# What to produce
Identify each line holding the string "chart" and copy it.

# Task data
══════
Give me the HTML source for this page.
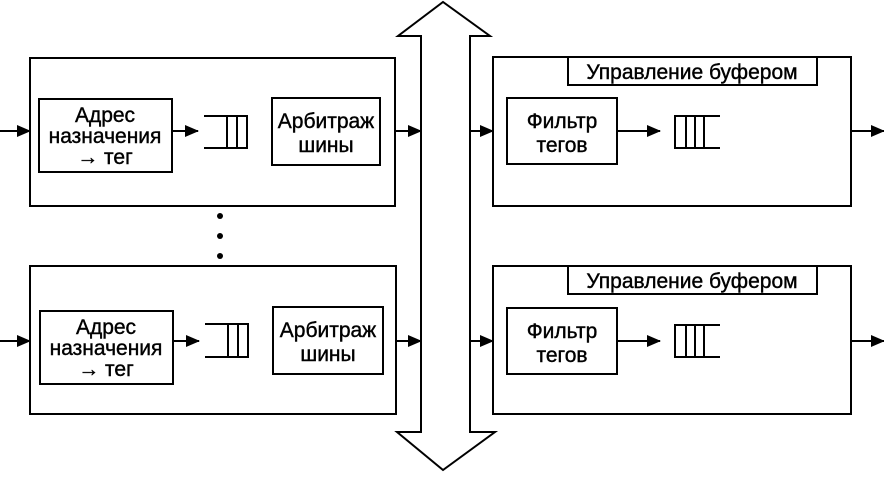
══════
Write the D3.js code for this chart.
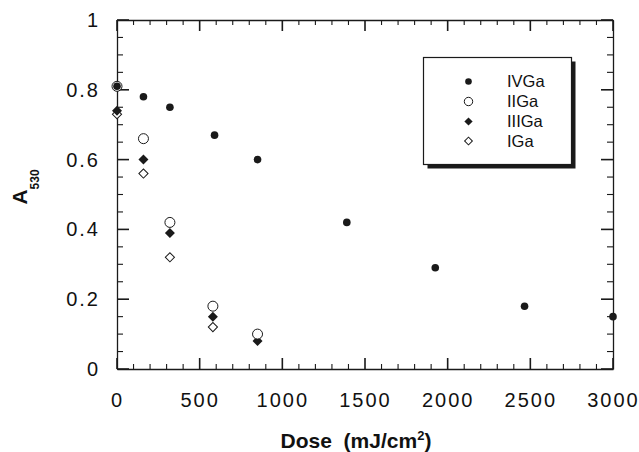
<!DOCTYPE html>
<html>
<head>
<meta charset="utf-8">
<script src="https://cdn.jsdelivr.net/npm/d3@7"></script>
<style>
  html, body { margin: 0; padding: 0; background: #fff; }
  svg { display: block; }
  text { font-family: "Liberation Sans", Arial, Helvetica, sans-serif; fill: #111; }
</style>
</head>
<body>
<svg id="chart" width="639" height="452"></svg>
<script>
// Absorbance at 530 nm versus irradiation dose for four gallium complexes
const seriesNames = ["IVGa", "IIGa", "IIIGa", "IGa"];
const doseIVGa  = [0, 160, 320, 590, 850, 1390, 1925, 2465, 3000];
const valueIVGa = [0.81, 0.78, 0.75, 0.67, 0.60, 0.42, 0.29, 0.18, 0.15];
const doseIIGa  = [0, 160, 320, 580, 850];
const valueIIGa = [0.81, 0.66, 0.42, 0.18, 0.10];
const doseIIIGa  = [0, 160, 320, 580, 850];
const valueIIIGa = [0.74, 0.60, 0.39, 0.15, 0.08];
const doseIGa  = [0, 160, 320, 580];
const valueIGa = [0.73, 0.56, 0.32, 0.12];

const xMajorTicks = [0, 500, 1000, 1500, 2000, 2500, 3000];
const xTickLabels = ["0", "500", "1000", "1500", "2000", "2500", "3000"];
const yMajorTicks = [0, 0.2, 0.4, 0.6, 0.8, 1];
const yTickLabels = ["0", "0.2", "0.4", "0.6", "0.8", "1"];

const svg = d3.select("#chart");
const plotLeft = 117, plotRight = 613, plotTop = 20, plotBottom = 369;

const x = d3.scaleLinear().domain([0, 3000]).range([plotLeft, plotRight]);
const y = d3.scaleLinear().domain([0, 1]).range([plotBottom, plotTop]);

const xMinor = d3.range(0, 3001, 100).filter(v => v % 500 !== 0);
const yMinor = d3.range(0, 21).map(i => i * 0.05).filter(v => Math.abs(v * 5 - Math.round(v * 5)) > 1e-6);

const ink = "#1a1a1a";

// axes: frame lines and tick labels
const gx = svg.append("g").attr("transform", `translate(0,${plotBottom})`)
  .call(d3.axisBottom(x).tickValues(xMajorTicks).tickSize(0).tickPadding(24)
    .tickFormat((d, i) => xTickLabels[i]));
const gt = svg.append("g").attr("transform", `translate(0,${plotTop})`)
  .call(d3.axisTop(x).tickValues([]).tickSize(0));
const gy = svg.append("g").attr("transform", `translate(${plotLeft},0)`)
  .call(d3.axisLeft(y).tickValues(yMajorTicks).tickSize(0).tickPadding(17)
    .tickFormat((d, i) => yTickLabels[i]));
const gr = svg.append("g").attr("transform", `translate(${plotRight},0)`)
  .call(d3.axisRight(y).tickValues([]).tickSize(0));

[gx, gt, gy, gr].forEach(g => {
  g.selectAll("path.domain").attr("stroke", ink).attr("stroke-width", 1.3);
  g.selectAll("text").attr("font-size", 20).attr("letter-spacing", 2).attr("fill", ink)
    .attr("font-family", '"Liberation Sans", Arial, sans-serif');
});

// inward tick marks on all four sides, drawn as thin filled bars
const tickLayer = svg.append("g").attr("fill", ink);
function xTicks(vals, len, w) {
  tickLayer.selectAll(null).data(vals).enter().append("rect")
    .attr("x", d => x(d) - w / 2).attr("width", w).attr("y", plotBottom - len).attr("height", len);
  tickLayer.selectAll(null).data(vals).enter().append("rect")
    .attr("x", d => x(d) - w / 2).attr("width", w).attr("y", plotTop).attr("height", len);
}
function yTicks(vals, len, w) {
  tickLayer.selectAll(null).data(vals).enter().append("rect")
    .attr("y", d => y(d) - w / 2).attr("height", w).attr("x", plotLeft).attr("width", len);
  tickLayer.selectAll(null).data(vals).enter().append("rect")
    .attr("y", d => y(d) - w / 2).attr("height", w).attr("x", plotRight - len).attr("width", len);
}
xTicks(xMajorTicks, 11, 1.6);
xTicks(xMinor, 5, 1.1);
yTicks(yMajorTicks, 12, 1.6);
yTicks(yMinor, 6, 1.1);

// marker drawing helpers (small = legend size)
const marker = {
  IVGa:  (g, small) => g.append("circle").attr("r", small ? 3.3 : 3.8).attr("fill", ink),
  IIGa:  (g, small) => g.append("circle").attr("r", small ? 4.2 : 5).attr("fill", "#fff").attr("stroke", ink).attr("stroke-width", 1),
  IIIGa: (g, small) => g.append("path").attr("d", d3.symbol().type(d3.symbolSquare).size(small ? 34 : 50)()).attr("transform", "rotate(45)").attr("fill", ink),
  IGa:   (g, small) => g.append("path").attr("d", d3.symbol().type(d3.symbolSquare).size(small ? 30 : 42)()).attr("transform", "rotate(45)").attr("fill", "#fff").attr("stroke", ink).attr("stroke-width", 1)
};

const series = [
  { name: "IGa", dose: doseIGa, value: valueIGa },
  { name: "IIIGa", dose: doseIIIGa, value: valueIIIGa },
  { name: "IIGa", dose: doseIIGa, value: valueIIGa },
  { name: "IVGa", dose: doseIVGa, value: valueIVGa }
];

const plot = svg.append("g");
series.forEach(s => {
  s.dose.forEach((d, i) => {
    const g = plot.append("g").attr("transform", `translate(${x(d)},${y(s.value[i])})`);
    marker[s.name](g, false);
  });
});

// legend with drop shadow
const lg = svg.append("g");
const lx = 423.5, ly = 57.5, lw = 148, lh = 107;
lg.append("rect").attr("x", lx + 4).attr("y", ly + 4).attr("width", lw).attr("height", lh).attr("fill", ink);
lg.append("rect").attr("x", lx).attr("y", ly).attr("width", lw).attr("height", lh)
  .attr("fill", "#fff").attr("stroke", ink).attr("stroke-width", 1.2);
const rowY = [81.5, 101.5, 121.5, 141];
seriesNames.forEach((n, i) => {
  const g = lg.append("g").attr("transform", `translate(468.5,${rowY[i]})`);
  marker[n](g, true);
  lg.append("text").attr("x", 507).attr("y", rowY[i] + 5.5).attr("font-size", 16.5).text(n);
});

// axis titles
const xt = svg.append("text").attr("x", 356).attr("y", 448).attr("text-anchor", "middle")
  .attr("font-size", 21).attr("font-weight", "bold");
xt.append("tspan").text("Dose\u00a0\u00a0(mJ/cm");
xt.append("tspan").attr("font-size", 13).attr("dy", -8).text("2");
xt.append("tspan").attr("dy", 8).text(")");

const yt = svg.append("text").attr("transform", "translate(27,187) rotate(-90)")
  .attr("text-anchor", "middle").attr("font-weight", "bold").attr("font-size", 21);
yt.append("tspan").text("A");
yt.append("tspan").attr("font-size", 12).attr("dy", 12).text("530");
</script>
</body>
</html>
══════
# Finished answer
Write the D3.js code for this chart.
<svg id="chart" width="639" height="452"></svg>
const svg = d3.select("#chart");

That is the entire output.